= Global developmental delay =

Delayed development in children

Global developmental delay is an umbrella term used when children are significantly delayed in two or more areas of development. It can be diagnosed when a child is delayed in one or more milestones, categorised into motor skills, speech, cognitive skills, and social and emotional development. There is usually a specific condition which causes this delay, such as cerebral palsy, fragile X syndrome or other chromosomal abnormalities. However, it is sometimes difficult to identify this underlying condition.

Other terms associated with this condition are failure to thrive (which focuses on lack of weight gain and physical development), intellectual disability (which focuses on intellectual deficits and the changes they cause to development) and developmental disability (which can refer to both intellectual and physical disability altering development).

==Causes==
Developmental delay can be caused by learning disabilities, in which case the delay can usually be overcome with time and support - such as with physiotherapists, occupational therapists, vision therapists, and speech and language therapists. Other causes which may cause a permanent delay in development include genetic disorders such as Down syndrome, fragile X syndrome and GLUT1 deficiency syndrome; childhood infections such as meningitis or encephalitis, and metabolic disorders such as hypothyroidism. Metabolic disorders are more likely to cause delayed development in older children, as many congenital metabolic problems which are easily managed are screened for in the neonatal period. Use of toxic substances in pregnancy, particularly alcohol, can lead to developmental delay if they affect the neurological development of the fetus, such as in fetal alcohol syndrome. Even though there are many known causes of delay, some children will never receive a diagnosis.

==Diagnosis==
The DSM-5-TR makes a separate diagnosis of global developmental delay, reserved for children younger than 5 years who fail to meet expected developmental milestones 'in several areas of intellectual functioning'. It applies to individuals who are unable to undergo systematic assessments of intellectual functioning.

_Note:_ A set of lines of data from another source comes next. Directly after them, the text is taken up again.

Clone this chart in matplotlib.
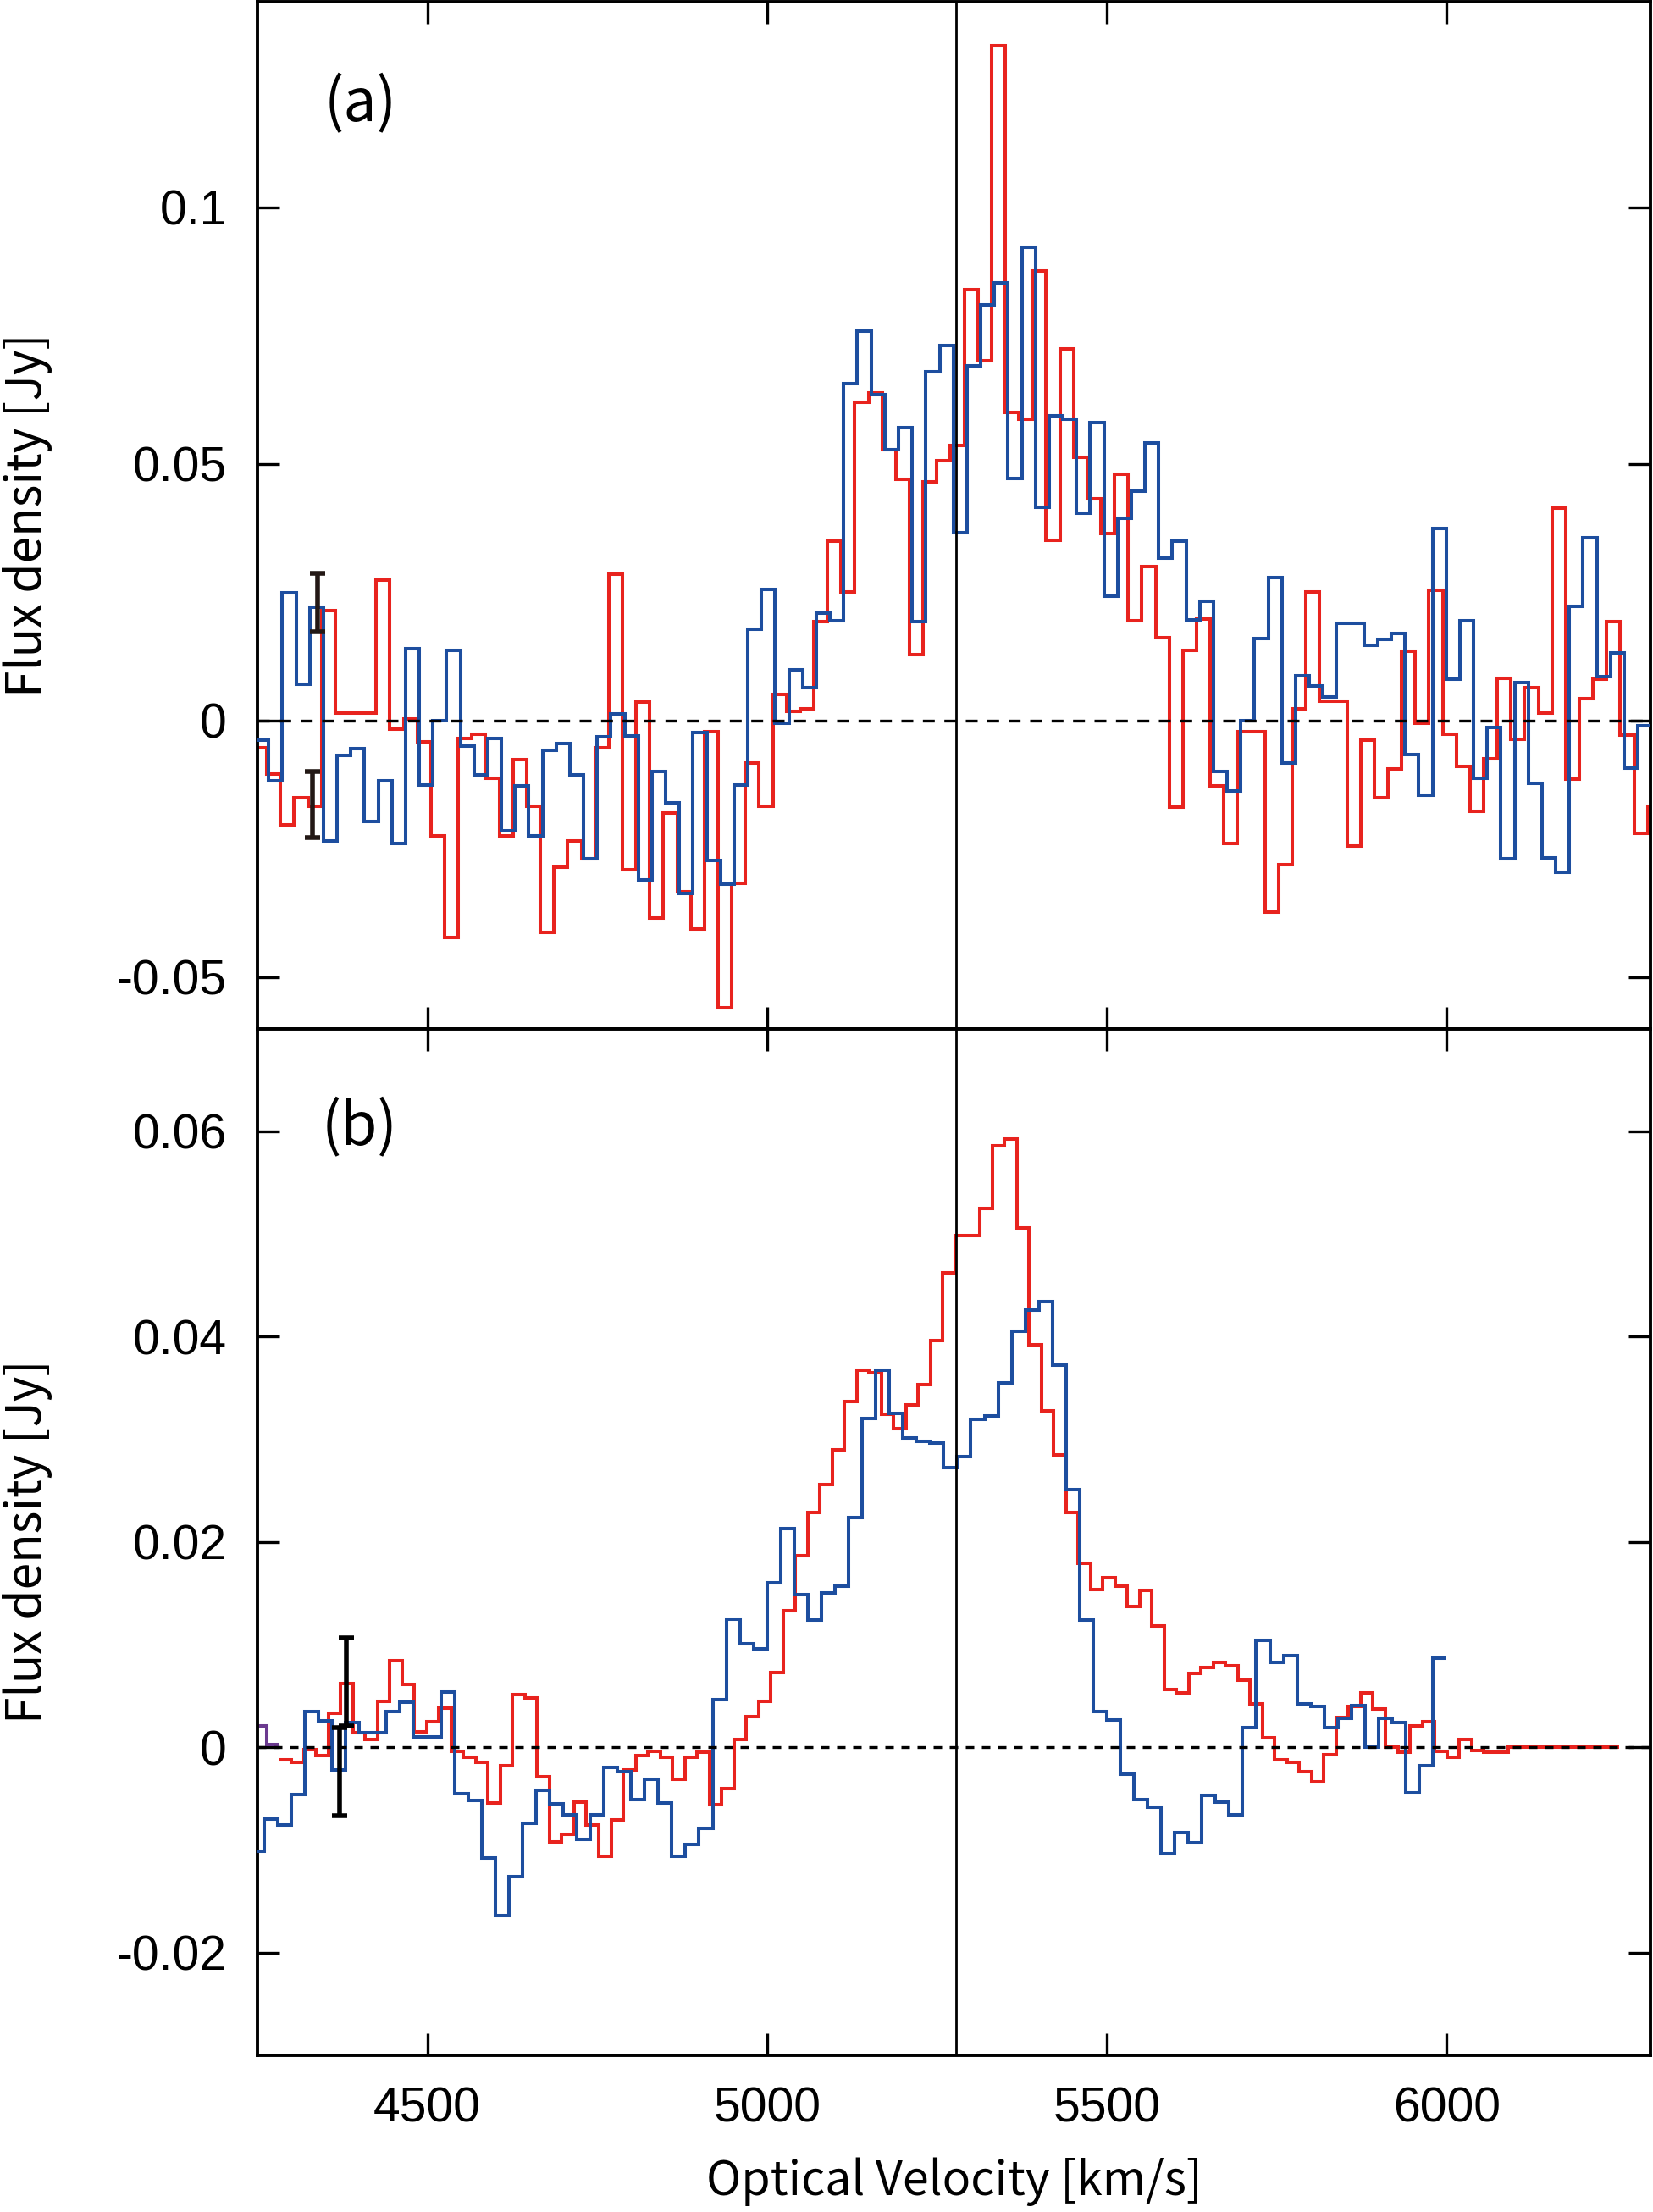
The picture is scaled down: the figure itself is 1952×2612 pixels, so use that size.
import numpy as np
import matplotlib
matplotlib.use('Agg')
import matplotlib.pyplot as plt

# spectra, channel values in Jy
# panel (a): blue / red spectra, first channel left edge + channel width in km/s
a_blue_v0 = 4246.45
a_blue_dv = 20.15
a_blue = [-0.0038, -0.0118, 0.0249, 0.007, 0.022, -0.0235, -0.0068, -0.0055, -0.0196, -0.0118,
          -0.024, 0.014, -0.0126, 0.0, 0.0136, -0.005, -0.0106, -0.0035, -0.0215, -0.0128,
          -0.0224, -0.0058, -0.0045, -0.0106, -0.027, -0.0032, 0.0013, -0.003, -0.031, -0.01,
          -0.016, -0.0337, -0.0024, -0.0273, -0.0318, -0.0126, 0.0178, 0.0255, -0.0006, 0.0099,
          0.0064, 0.0209, 0.0195, 0.0656, 0.0759, 0.0635, 0.0528, 0.057, 0.0192, 0.068,
          0.073, 0.0365, 0.069, 0.081, 0.0853, 0.0472, 0.0922, 0.0415, 0.0594, 0.0587,
          0.0404, 0.058, 0.0242, 0.0394, 0.0447, 0.0541, 0.0317, 0.0349, 0.0196, 0.0232,
          -0.01, -0.0138, 0.0, 0.0159, 0.0278, -0.0083, 0.0087, 0.0068, 0.0045, 0.019,
          0.019, 0.0146, 0.0158, 0.017, -0.0067, -0.0145, 0.0374, 0.008, 0.0195, -0.0112,
          -0.0013, -0.027, 0.0074, -0.0122, -0.0267, -0.0295, 0.0223, 0.0356, 0.0086, 0.0131,
          -0.0092, -0.001]

a_red_v0 = 4243.9
a_red_dv = 20.12
a_red = [-0.0054, -0.0105, -0.0203, -0.015, -0.0167, 0.0214, 0.0015, 0.0015, 0.0015, 0.0274,
         -0.0017, 0.0003, -0.0042, -0.0224, -0.0423, -0.0035, -0.0026, -0.0113, -0.0224, -0.0077,
         -0.0167, -0.0413, -0.0286, -0.0235, -0.027, -0.0054, 0.0285, -0.0291, 0.0036, -0.0385,
         -0.018, -0.0333, -0.0406, -0.0022, -0.056, -0.0317, -0.0083, -0.0167, 0.0051, 0.0017,
         0.0022, 0.0192, 0.035, 0.025, 0.0619, 0.0638, 0.0528, 0.047, 0.0128, 0.0465,
         0.0506, 0.0536, 0.084, 0.070, 0.1314, 0.060, 0.0587, 0.0876, 0.0351, 0.0723,
         0.0513, 0.0432, 0.0364, 0.048, 0.0195, 0.030, 0.0162, -0.0169, 0.0136, 0.0197,
         -0.0128, -0.024, -0.0022, -0.0022, -0.0373, -0.028, 0.0023, 0.0251, 0.0037, 0.0038,
         -0.0244, -0.0038, -0.0151, -0.0095, 0.0135, -0.0006, 0.0254, -0.0026, -0.009, -0.0177,
         -0.0074, 0.0082, -0.0036, 0.0064, 0.0015, 0.0413, -0.0115, 0.0042, 0.008, 0.0192,
         -0.0028, -0.022, -0.0167]

# panel (b)
b_blue_v0 = 4240.0
b_blue_dv = 20.0
b_blue = [-0.0101, -0.0070, -0.0076, -0.0046, 0.0035, 0.0026, -0.0022, 0.0024, 0.0014, 0.0014,
          0.0035, 0.0044, 0.0010, 0.0010, 0.0054, -0.0045, -0.0052, -0.0108, -0.0164, -0.0126,
          -0.0074, -0.0042, -0.0055, -0.0066, -0.009, -0.0066, -0.002, -0.0024, -0.0051, -0.0031,
          -0.0054, -0.0106, -0.0095, -0.0079, 0.0046, 0.0125, 0.0101, 0.0096, 0.016, 0.0213,
          0.0149, 0.0124, 0.015, 0.0157, 0.0224, 0.032, 0.0367, 0.0325, 0.0301, 0.0298,
          0.0296, 0.0272, 0.0283, 0.0319, 0.0323, 0.0355, 0.0405, 0.0426, 0.0434, 0.0372,
          0.0251, 0.0124, 0.0035, 0.0027, -0.0026, -0.0051, -0.0058, -0.0104, -0.0083, -0.0093,
          -0.0047, -0.0053, -0.0066, 0.0019, 0.0104, 0.0083, 0.0089, 0.0042, 0.004, 0.0019,
          0.0028, 0.0041, 0.0, 0.0028, 0.0024, -0.0044, -0.0018, 0.0087]

b_red_v0 = 4282.0
b_red_dv = 18.09
b_red = [-0.0012, -0.0015, -0.0002, -0.0008, 0.0033, 0.0062, 0.0014, 0.0008, 0.0045, 0.0084,
         0.0061, 0.0015, 0.0025, 0.0038, -0.0004, -0.001, -0.0015, -0.0054, -0.0018, 0.0051,
         0.0048, -0.0029, -0.0092, -0.0085, -0.0053, -0.0076, -0.0106, -0.0071, -0.0022, -0.0008,
         -0.0004, -0.001, -0.0031, -0.001, -0.0005, -0.0056, -0.004, 0.0008, 0.003, 0.0045,
         0.0073, 0.0133, 0.0187, 0.0229, 0.0256, 0.029, 0.0337, 0.0367, 0.0365, 0.0324,
         0.031, 0.0333, 0.0353, 0.0396, 0.0462, 0.0498, 0.0498, 0.0525, 0.0586, 0.0592,
         0.0506, 0.0392, 0.0328, 0.0285, 0.0229, 0.0179, 0.0154, 0.0165, 0.0157, 0.0137,
         0.0153, 0.0118, 0.0056, 0.0053, 0.0072, 0.0078, 0.0083, 0.0079, 0.0065, 0.0042,
         0.0009, -0.0012, -0.0015, -0.0024, -0.0034, -0.0007, 0.0029, 0.004, 0.0053, 0.0037,
         0.0, -0.0005, 0.0021, 0.0025, -0.0004, -0.001, 0.0008, -0.0003, -0.0005, -0.0005,
         0.0, 0.0, 0.0, 0.0, 0.0, 0.0, 0.0, 0.0, 0.0]

# small purple bit at the left edge of (b)
b_purple_edges = [4244.0, 4263.7, 4282.0]
b_purple = [0.0021, 0.0003]

# representative error bars
a_err_x = [4338.5, 4331.4]
a_err_y = [0.0229, -0.0164]
a_err = [0.0057, 0.0064]
b_err_x = [4371.0, 4381.5]
b_err_y = [-0.0024, 0.0064]
b_err = [0.0043, 0.0043]

v_sys = 5278.0
xticks = [4500, 5000, 5500, 6000]
a_yticks = [-0.05, 0, 0.05, 0.1]
a_ylabels = ['-0.05', '0', '0.05', '0.1']
b_yticks = [-0.02, 0, 0.02, 0.04, 0.06]
b_ylabels = ['-0.02', '0', '0.02', '0.04', '0.06']

RED = '#E8231E'
BLUE = '#1D4E9F'
PURPLE = '#6B3A8F'
ERRC = '#231815'
LABEL_FONT = ['Noto Sans CJK JP', 'DejaVu Sans']

plt.rcParams['font.family'] = ['Liberation Sans', 'DejaVu Sans']
plt.rcParams['axes.unicode_minus'] = False


def edges(v0, dv, vals):
    return v0 + dv * np.arange(len(vals) + 1)


fig = plt.figure(figsize=(9.76, 13.06), dpi=200)
ax_a = fig.add_axes([0.1557, 0.53503, 0.8427, 0.46420])
ax_b = fig.add_axes([0.1557, 0.07083, 0.8427, 0.46420])

lw = 1.45

# panel (a)
ax_a.stairs(a_red, edges(a_red_v0, a_red_dv, a_red), baseline=None, color=RED, lw=lw, zorder=2)
ax_a.stairs(a_blue, edges(a_blue_v0, a_blue_dv, a_blue), baseline=None, color=BLUE, lw=lw, zorder=3)
ax_a.errorbar(a_err_x, a_err_y, yerr=a_err, fmt='none', ecolor=ERRC,
              elinewidth=2.0, capsize=3.2, capthick=2.0, zorder=4)
ax_a.axhline(0, color='black', lw=1.2, dashes=(4.2, 3.4), zorder=5)

# panel (b)
ax_b.stairs(b_purple, b_purple_edges, baseline=None, color=PURPLE, lw=lw, zorder=2)
ax_b.stairs(b_red, edges(b_red_v0, b_red_dv, b_red), baseline=None, color=RED, lw=lw, zorder=2)
ax_b.stairs(b_blue, edges(b_blue_v0, b_blue_dv, b_blue), baseline=None, color=BLUE, lw=lw, zorder=3)
ax_b.errorbar(b_err_x, b_err_y, yerr=b_err, fmt='none', ecolor='black',
              elinewidth=2.0, capsize=3.2, capthick=2.0, zorder=4)
ax_b.axhline(0, color='black', lw=1.2, dashes=(3.0, 2.7), zorder=5)

for ax in (ax_a, ax_b):
    ax.axvline(v_sys, color='black', lw=1.0, zorder=5)
    ax.set_xlim(4250, 6300)
    ax.set_xticks(xticks)
    ax.tick_params(direction='in', length=9.4, width=1.2, top=True, right=True,
                   labelsize=20.5, pad=13)
    for sp in ax.spines.values():
        sp.set_linewidth(1.4)
    ax.set_ylabel('Flux density [Jy]', fontsize=20.5, family=LABEL_FONT)
    ax.yaxis.set_label_coords(-0.147, 0.5)

ax_a.set_ylim(-0.06, 0.14)
ax_a.set_yticks(a_yticks)
ax_a.set_yticklabels(a_ylabels)
ax_a.tick_params(labelbottom=False)

ax_b.set_ylim(-0.03, 0.07)
ax_b.set_yticks(b_yticks)
ax_b.set_yticklabels(b_ylabels)
ax_b.set_xticklabels([str(t) for t in xticks])
ax_b.set_xlabel('Optical Velocity [km/s]', fontsize=20, family=LABEL_FONT)
ax_b.xaxis.set_label_coords(0.5, -0.0998)

ax_a.text(0.048, 0.900, '(a)', transform=ax_a.transAxes, fontsize=25,
          family=LABEL_FONT, ha='left', va='center')
ax_b.text(0.046, 0.903, '(b)', transform=ax_b.transAxes, fontsize=25,
          family=LABEL_FONT, ha='left', va='center')

fig.savefig('out.png', dpi=200)
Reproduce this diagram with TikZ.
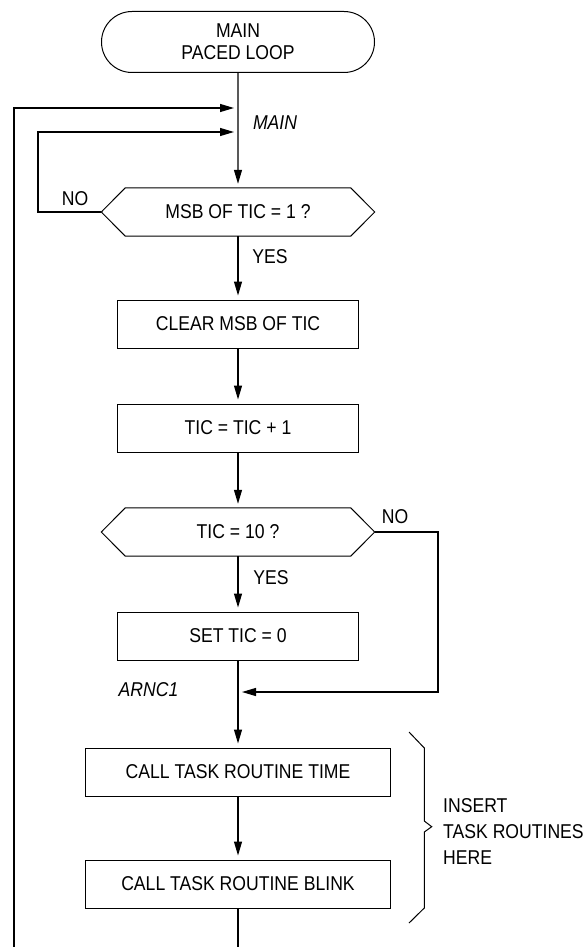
\documentclass[tikz,border=0pt]{standalone}
\usepackage{fontspec}
\setmainfont{Liberation Sans}[FakeStretch=0.88]
\usetikzlibrary{shapes.misc,arrows.meta,calc}
\newcommand\hexshape[1]{%
  \draw[border] (#1.west) -- ([xshift=24pt]#1.north west) -- ([xshift=-24pt]#1.north east)
    -- (#1.east) -- ([xshift=-24pt]#1.south east) -- ([xshift=24pt]#1.south west) -- cycle;}
\begin{document}
\begin{tikzpicture}[x=1pt,y=-1pt,
  every node/.style={font=\fontsize{20}{22}\selectfont, inner sep=0pt},
  border/.style={line width=1pt},
  conn/.style={line width=1.2pt},
  arr/.style={conn, -{Triangle[length=14pt,width=8pt]}, shorten >=4pt},
  procbox/.style={draw, border, minimum width=241pt, minimum height=48pt},
  widebox/.style={draw, border, minimum width=305pt, minimum height=48pt},
  decision/.style={minimum width=273pt, minimum height=48pt},
  term/.style={draw, border, rounded rectangle, minimum width=273pt, minimum height=61pt, align=center},
  lbl/.style={font=\fontsize{20}{22}\selectfont},
  ilbl/.style={font=\fontsize{20}{22}\selectfont\itshape}
]
\useasboundingbox (0,0) rectangle (585,947);

\node[term] (start) at (238,42) {MAIN\\PACED LOOP};
\node[decision] (d1) at (238,212) {MSB OF TIC = 1 ?};
\hexshape{d1}
\node[procbox] (b1) at (238,324) {CLEAR MSB OF TIC};
\node[procbox] (b2) at (238,428) {TIC = TIC + 1};
\node[decision] (d2) at (238,532) {TIC = 10 ?};
\hexshape{d2}
\node[procbox] (b3) at (238,636) {SET TIC = 0};
\node[widebox] (b4) at (238,772) {CALL TASK ROUTINE TIME};
\node[widebox] (b5) at (238,884) {CALL TASK ROUTINE BLINK};

\coordinate (j1) at (238,108);
\coordinate (j2) at (238,132);
\coordinate (j3) at (238,692);
\coordinate (bot) at (238,947);
\coordinate (obot) at (14,947);
\coordinate (lc) at (38,212);
\coordinate (rc) at (438,532);

\draw[arr] (start) -- (d1);
\draw[arr] (d1) -- (b1);
\draw[arr] (b1) -- (b2);
\draw[arr] (b2) -- (d2);
\draw[arr] (d2) -- (b3);
\draw[arr] (b3) -- (b4);
\draw[arr] (b4) -- (b5);
\draw[conn] (b5) -- (bot);
\draw[arr] (d1.west) -- (lc) |- (j2);
\draw[arr] (obot) |- (j1);
\draw[arr] (d2.east) -- (rc) |- (j3);

\node[lbl] (no1) at (75,199) {NO};
\node[lbl] (yes1) at (270,257) {YES};
\node[lbl] (no2) at (395,517) {NO};
\node[lbl] (yes2) at (271,578) {YES};
\node[ilbl] (lmain) at (275,123) {MAIN};
\node[ilbl] (larnc) at (148.5,690) {ARNC1};

\draw[border] (409,732) -- (424.3,748) -- (424.3,821) -- (431.7,826.7) -- (424.3,832) -- (424.3,908) -- (409,923);
\node[lbl, anchor=west, align=left, font=\fontsize{20}{26}\selectfont] (ins) at (443,831.7) {INSERT\\TASK ROUTINES\\HERE};
\end{tikzpicture}
\end{document}
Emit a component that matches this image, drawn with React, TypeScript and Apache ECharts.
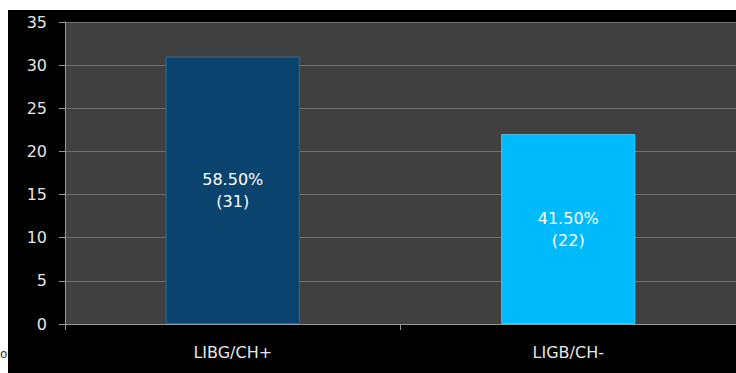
import React, { useEffect, useRef } from "react";
import * as echarts from "echarts";

const categories = ["LIBG/CH+", "LIGB/CH-"];
const counts = [31, 22];
const percents = ["58.50%", "41.50%"];
const barColors = ["#0a446e", "#00bbfc"];

const FONT = "DejaVu Sans";

export default function App() {
  const ref = useRef<HTMLDivElement>(null);
  useEffect(() => {
    const chart = echarts.init(ref.current!, null, { renderer: "svg" });
    chart.setOption({
      animation: false,
      backgroundColor: "#ffffff",
      graphic: [
        { type: "rect", z: -10, shape: { x: 8, y: 10, width: 740, height: 380 }, style: { fill: "#000000" } },
        { type: "text", x: 0, y: 348, style: { text: "o", fill: "#333", font: "12px 'DejaVu Sans'" } },
      ],
      grid: { left: 65, right: -5, top: 22, bottom: 49, backgroundColor: "#404040", show: true, borderWidth: 0 },
      xAxis: {
        type: "category",
        data: categories,
        axisLine: { lineStyle: { color: "#9a9a9a", width: 1 } },
        axisTick: { show: true, length: 6, lineStyle: { color: "#9a9a9a" } },
        axisLabel: { color: "#e6e6e6", fontSize: 16, fontFamily: FONT, margin: 20 },
      },
      yAxis: {
        type: "value",
        min: 0,
        max: 35,
        interval: 5,
        axisLine: { show: true, lineStyle: { color: "#9a9a9a" } },
        axisTick: { show: true, length: 6, lineStyle: { color: "#9a9a9a" } },
        splitLine: { lineStyle: { color: "#6e6e6e", width: 1 } },
        axisLabel: { color: "#e6e6e6", fontSize: 16, fontFamily: FONT, margin: 18 },
      },
      series: [
        {
          type: "bar",
          barWidth: "40%",
          data: counts.map((v, i) => ({
            value: v,
            itemStyle: {
              color: barColors[i],
              borderColor: i === 0 ? "#2a6a9a" : "#33ccff",
              borderWidth: 1,
            },
            label: {
              show: true,
              position: "inside",
              formatter: `${percents[i]}\n(${v})`,
              color: "#ffffff",
              fontSize: 16,
              fontFamily: FONT,
              lineHeight: 22,
            },
          })),
        },
      ],
    });
    return () => chart.dispose();
  }, []);
  return (
    <div
      ref={ref}
      style={{ position: "absolute", left: 0, top: 0, width: 736, height: 373 }}
    />
  );
}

Developmental monitoring is performed during wellness visits to check a child's development. Health authorities encourage parents to monitor their child's development, the CDC's program "Learn the Signs. Act Early" provides materials for a child's development is assessed based on expected milestones for actions like how they play, learn, speak, act and move. Missed milestones may be cause for concern, so the doctor or another specialist may call for a more thorough test or exam to take a closer look, this is usually done by going through Developmental Screening.

Developmental Screening is a more involved process. The evaluating professional will ask a parent to complete a research-based questionnaire that asks about a child's development, including language, movement, thinking, behavior, and emotions. Developmental Screening is recommended by the American Academy of Pediatrics (AAP) to all children at 9, 18, and 30 months. The AAP also recommends that all children be screened specifically for autism spectrum disorder (ASD) during regular well-child visits at 18 and 24 months. If a Developmental Screening indicates a delay, the child should then be assessed with a Developmental Evaluation.

Developmental Evaluations are performed by a Developmental pediatrician, child psychologist, or other trained provider with the purpose of Identifying and diagnosing developmental delays and conditions.
- Chromosome microarray and karyotyping to look for trisomy, microdeletions, and duplications. It is the most sensitive diagnostic test available and is used first line in all cases, but can miss balanced translocations and low-level mosaicism.
- Specific gene testing is available for certain disorders such as Rett syndrome, although these are expensive tests which aren't widely available
- Selective metabolic investigations may be useful in the absence of other identifiable causes, and the specific tests done will depend on the presentation. Inborn errors of metabolism causing metabolic disorders are rare and there are limited treatment options even if they are successfully diagnosed.
- Targeted MRI brain can be considered second line in selected patients, and is more likely to contribute to a diagnosis if the child has abnormal physical signs such as microcephaly, macrocephaly, a change in head circumference, focal neurological signs, or epilepsy.

Neonatal screening is used in the UK (Guthrie test) and can diagnose certain inborn errors of metabolism before they cause significant developmental problems, with the aim to manage them so that no permanent damage occurs.
- Medium-chain acyl-CoA dehydrogenase deficiency
- Homocystinuria
- Congenital hypothyroidism
- Isovaleric acidemia
- Glutaricaciduria type 1
- Maple syrup urine disease

Canada, the US, and the Netherlands offer more extensive newborn screening, encompassing some other amino acid, organic, and urea cycle disorders.

==Management==
The specific management of children with global developmental delay will depend on their individual needs and underlying diagnosis. Early intervention is essential to support the child to reach their full potential. Specialists involved in the management of GDD in children include:
- Speech therapists
- Physical therapists
- Orthotists
- Vision therapist
- Occupational therapists
- Music therapists
- Hearing specialists (Audiologist)
- Developmental paediatricians
- Neurologists
- Providers of Early Intervention Services (depending on location)

As well as involving professionals, parents can support the development of their child by playing with them, reading with them, showing them how to do tasks, and supporting them to participate in activities of daily living such as washing, dressing, and eating.